2. Midnight Special (d. Jeff Nichols)
U.S. release: 25 November 2015
I'm cheating by ending this list with a twofer, but it is an unprecedentedly exciting place in cinema where the short distance between 2011 and 2015 can produce as many Terrence Malick films as the previous 39 years.
What do I know about Knight of Cups? Very little. I don't even understand what the title possibly refers to, and I'll keep it this way. Remember when The Tree of Life was coming out and people were touting how it took Malick a long time to balance the harsh representation of fatherhood with the developing technology which made the dinosaurs look legitimate? There was no way to wrap my mind around a statement like that without actually seeing it, and my visceral and emotional connection was heightened by this ignorance. I know Christian Bale is in it. I know Natalie Portman is in it. I know Imogen Poots, Cate Blanchett and Nick Offerman are in it. I know '70s posterboy Ryan O'Neal adds Terrence Malick to his already crowded résumé of New Hollywood directors he's worked with (including Stanley Kubrick, Peter Bogdanovich, Blake Edwards, Norman Mailer, Richard Attenborough). But I'm not convinced any of them could even tell us what it is about at this point.
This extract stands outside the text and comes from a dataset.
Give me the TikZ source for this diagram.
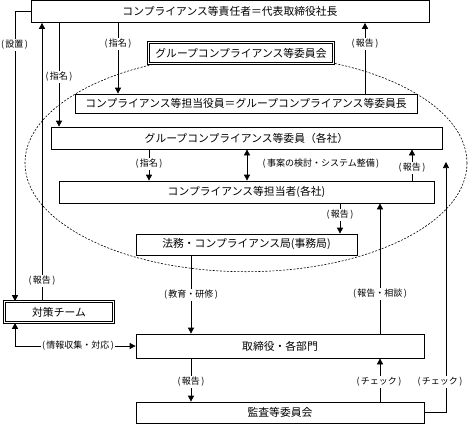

I know even less about the second feature. Including its title. I know it has a slightly improved cast (if that can be fathomed) with a few carryovers and I know the two films were shot, more or less, concurrently. Maybe Untitled will come out in 2015? If not, the recent trove of Malick will hold me over for a lifetime.
I also know To The Wonder is my favorite film of 2013, and I know The Tree of Life is my favorite film of my lifetime. That's all I need to know. By all means, watch the trailer. But I haven't.